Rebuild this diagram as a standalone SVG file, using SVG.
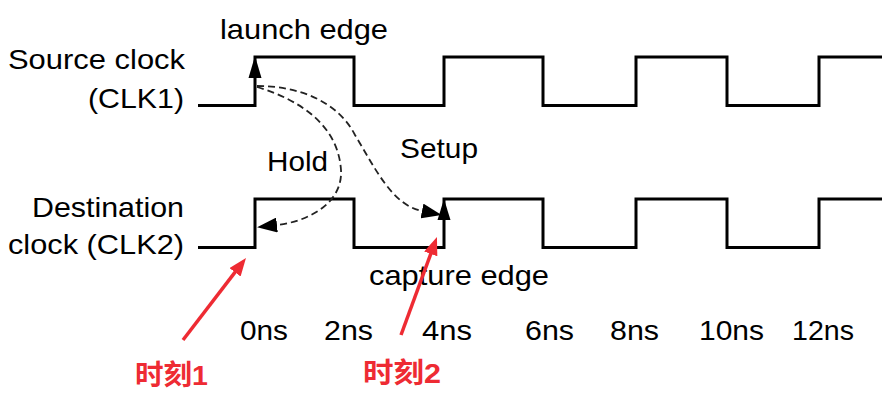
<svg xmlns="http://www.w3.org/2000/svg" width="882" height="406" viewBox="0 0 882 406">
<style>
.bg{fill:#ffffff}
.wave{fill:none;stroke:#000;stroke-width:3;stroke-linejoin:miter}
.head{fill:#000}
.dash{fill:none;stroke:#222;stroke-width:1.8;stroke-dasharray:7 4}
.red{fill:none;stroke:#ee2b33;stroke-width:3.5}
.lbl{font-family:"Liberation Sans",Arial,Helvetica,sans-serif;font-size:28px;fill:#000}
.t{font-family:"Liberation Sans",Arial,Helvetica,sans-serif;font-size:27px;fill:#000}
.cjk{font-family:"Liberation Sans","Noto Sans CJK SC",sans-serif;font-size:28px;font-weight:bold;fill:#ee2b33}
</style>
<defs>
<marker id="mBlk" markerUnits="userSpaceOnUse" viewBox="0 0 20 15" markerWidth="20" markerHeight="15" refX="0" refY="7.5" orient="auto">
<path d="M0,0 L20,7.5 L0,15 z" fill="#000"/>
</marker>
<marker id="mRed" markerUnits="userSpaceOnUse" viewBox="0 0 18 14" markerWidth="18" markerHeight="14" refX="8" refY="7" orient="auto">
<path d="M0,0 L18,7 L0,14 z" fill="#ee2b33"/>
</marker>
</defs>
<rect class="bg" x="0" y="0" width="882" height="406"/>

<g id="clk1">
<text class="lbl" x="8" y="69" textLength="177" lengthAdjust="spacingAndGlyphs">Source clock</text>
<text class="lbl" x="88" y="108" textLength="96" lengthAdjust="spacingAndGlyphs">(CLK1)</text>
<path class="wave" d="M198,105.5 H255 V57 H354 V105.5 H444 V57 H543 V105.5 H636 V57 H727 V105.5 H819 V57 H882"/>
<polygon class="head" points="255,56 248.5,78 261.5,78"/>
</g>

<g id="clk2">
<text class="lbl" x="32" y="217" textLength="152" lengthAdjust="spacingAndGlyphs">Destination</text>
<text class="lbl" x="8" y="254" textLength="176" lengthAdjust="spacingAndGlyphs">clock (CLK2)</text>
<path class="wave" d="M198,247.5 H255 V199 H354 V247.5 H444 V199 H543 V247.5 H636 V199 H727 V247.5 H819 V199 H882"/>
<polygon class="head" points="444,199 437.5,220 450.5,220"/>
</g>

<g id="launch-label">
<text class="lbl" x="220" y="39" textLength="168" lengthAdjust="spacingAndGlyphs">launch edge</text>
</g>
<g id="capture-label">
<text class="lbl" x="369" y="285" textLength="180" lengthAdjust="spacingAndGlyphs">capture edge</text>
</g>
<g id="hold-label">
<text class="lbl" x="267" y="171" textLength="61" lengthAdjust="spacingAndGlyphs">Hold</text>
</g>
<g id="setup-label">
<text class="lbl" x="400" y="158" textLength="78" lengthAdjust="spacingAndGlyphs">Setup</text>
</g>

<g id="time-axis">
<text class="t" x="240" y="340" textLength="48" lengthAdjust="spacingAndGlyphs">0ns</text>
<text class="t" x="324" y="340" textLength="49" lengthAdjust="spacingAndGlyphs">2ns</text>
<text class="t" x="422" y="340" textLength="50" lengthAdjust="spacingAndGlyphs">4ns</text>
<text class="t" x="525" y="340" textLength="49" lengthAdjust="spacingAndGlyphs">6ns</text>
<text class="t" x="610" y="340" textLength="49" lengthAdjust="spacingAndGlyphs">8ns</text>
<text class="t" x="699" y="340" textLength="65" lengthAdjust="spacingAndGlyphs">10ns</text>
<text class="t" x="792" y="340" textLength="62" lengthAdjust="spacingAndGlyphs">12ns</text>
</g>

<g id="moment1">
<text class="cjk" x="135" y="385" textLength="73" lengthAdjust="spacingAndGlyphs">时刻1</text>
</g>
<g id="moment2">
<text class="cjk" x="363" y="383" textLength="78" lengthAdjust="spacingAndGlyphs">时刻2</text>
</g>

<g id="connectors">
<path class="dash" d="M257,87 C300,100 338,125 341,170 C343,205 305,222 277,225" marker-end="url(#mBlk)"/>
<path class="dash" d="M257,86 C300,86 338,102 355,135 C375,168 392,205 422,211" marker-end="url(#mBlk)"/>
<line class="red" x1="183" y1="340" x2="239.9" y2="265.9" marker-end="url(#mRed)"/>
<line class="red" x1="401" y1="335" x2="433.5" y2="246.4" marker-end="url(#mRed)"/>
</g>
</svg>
★ ★ ★ ★
== Description of the task ==
Make an exact copy of all the material, but keep the pictures out of it.

== In response ==
Rebuild this diagram as a standalone SVG file, using SVG.
<svg xmlns="http://www.w3.org/2000/svg" width="882" height="406" viewBox="0 0 882 406">
<style>
.bg{fill:#ffffff}
.wave{fill:none;stroke:#000;stroke-width:3;stroke-linejoin:miter}
.head{fill:#000}
.dash{fill:none;stroke:#222;stroke-width:1.8;stroke-dasharray:7 4}
.red{fill:none;stroke:#ee2b33;stroke-width:3.5}
.lbl{font-family:"Liberation Sans",Arial,Helvetica,sans-serif;font-size:28px;fill:#000}
.t{font-family:"Liberation Sans",Arial,Helvetica,sans-serif;font-size:27px;fill:#000}
.cjk{font-family:"Liberation Sans","Noto Sans CJK SC",sans-serif;font-size:28px;font-weight:bold;fill:#ee2b33}
</style>
<defs>
<marker id="mBlk" markerUnits="userSpaceOnUse" viewBox="0 0 20 15" markerWidth="20" markerHeight="15" refX="0" refY="7.5" orient="auto">
<path d="M0,0 L20,7.5 L0,15 z" fill="#000"/>
</marker>
<marker id="mRed" markerUnits="userSpaceOnUse" viewBox="0 0 18 14" markerWidth="18" markerHeight="14" refX="8" refY="7" orient="auto">
<path d="M0,0 L18,7 L0,14 z" fill="#ee2b33"/>
</marker>
</defs>
<rect class="bg" x="0" y="0" width="882" height="406"/>

<g id="clk1">
<text class="lbl" x="8" y="69" textLength="177" lengthAdjust="spacingAndGlyphs">Source clock</text>
<text class="lbl" x="88" y="108" textLength="96" lengthAdjust="spacingAndGlyphs">(CLK1)</text>
<path class="wave" d="M198,105.5 H255 V57 H354 V105.5 H444 V57 H543 V105.5 H636 V57 H727 V105.5 H819 V57 H882"/>
<polygon class="head" points="255,56 248.5,78 261.5,78"/>
</g>

<g id="clk2">
<text class="lbl" x="32" y="217" textLength="152" lengthAdjust="spacingAndGlyphs">Destination</text>
<text class="lbl" x="8" y="254" textLength="176" lengthAdjust="spacingAndGlyphs">clock (CLK2)</text>
<path class="wave" d="M198,247.5 H255 V199 H354 V247.5 H444 V199 H543 V247.5 H636 V199 H727 V247.5 H819 V199 H882"/>
<polygon class="head" points="444,199 437.5,220 450.5,220"/>
</g>

<g id="launch-label">
<text class="lbl" x="220" y="39" textLength="168" lengthAdjust="spacingAndGlyphs">launch edge</text>
</g>
<g id="capture-label">
<text class="lbl" x="369" y="285" textLength="180" lengthAdjust="spacingAndGlyphs">capture edge</text>
</g>
<g id="hold-label">
<text class="lbl" x="267" y="171" textLength="61" lengthAdjust="spacingAndGlyphs">Hold</text>
</g>
<g id="setup-label">
<text class="lbl" x="400" y="158" textLength="78" lengthAdjust="spacingAndGlyphs">Setup</text>
</g>

<g id="time-axis">
<text class="t" x="240" y="340" textLength="48" lengthAdjust="spacingAndGlyphs">0ns</text>
<text class="t" x="324" y="340" textLength="49" lengthAdjust="spacingAndGlyphs">2ns</text>
<text class="t" x="422" y="340" textLength="50" lengthAdjust="spacingAndGlyphs">4ns</text>
<text class="t" x="525" y="340" textLength="49" lengthAdjust="spacingAndGlyphs">6ns</text>
<text class="t" x="610" y="340" textLength="49" lengthAdjust="spacingAndGlyphs">8ns</text>
<text class="t" x="699" y="340" textLength="65" lengthAdjust="spacingAndGlyphs">10ns</text>
<text class="t" x="792" y="340" textLength="62" lengthAdjust="spacingAndGlyphs">12ns</text>
</g>

<g id="moment1">
<text class="cjk" x="135" y="385" textLength="73" lengthAdjust="spacingAndGlyphs">时刻1</text>
</g>
<g id="moment2">
<text class="cjk" x="363" y="383" textLength="78" lengthAdjust="spacingAndGlyphs">时刻2</text>
</g>

<g id="connectors">
<path class="dash" d="M257,87 C300,100 338,125 341,170 C343,205 305,222 277,225" marker-end="url(#mBlk)"/>
<path class="dash" d="M257,86 C300,86 338,102 355,135 C375,168 392,205 422,211" marker-end="url(#mBlk)"/>
<line class="red" x1="183" y1="340" x2="239.9" y2="265.9" marker-end="url(#mRed)"/>
<line class="red" x1="401" y1="335" x2="433.5" y2="246.4" marker-end="url(#mRed)"/>
</g>
</svg>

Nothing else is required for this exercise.